For such modules to add value, the industry must develop an independent, vendor-neutral file format, and industry foundation classes: “a generic way to exchange information so that it’s not held in check by any one vendor,” Turner explains.
Smith has identified what he wants in BIM-ready professionals: collaborators who visualize, think and work in 3D. “That’s a pretty unusual skill set, and our industry hasn’t yet evolved to the point where those people are readily available,” he says.
The promise of BIM lures many in AEC to this still-fresh design approach. Proponents are also bullish about the learning curve since, according to McCallum: “The tools are called ‘wall, door, window,’ for example, whereas a traditional line-based CAD system would use “line, arc, circle,” and we would use those lines and arcs to represent walls, doors and windows.”

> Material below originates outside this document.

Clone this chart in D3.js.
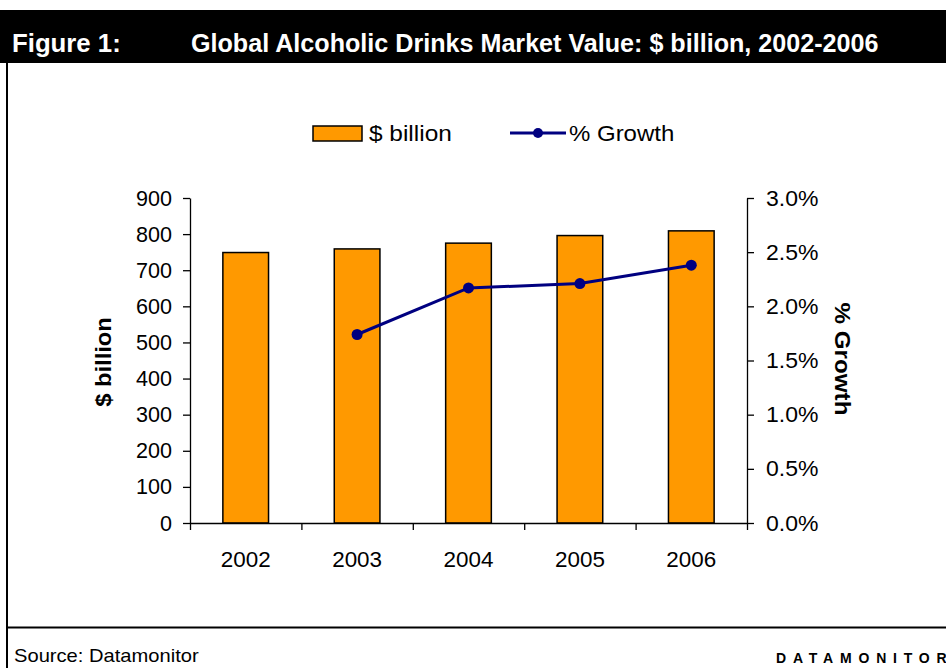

“These models are not just lines on paper that look like walls, doors and windows. These are incredibly complex detailed buildings that go right down to light switches and allow the design process to be documented in ways that we never could have before.”
Huge amounts of detail in the model can prove costly and overburden the model, so Leppänen urges designers to tailor the level of detail in their models to fulfill the purpose of those models – construction, costing, rendering, sustainable design – and no more.
Getting that level right demands effort and discussion among the entire group of project stakeholders. On a current project at Edmonton Airport, Stantec’s client requested a BIM deliverable.
“Now we’re trying to wrap our heads around what exactly that BIM deliverable is,” Leppänen says. “What level of model information do we include in there? On a project that size, you don’t model every door handle.”
Helping people understand BIM, while not as big a job as it used to be, can still prove difficult. “People tend to think of BIM as AutoCAD and a ‘sketchup’ all in one,” says Whetten. “That doesn’t begin to cover the information attached to it.”
“BIM is a workflow,” she adds, “not software.”
“The front end of the design process is very heavy now because of what the software allows. It demands that you redefine how you practice architecture.”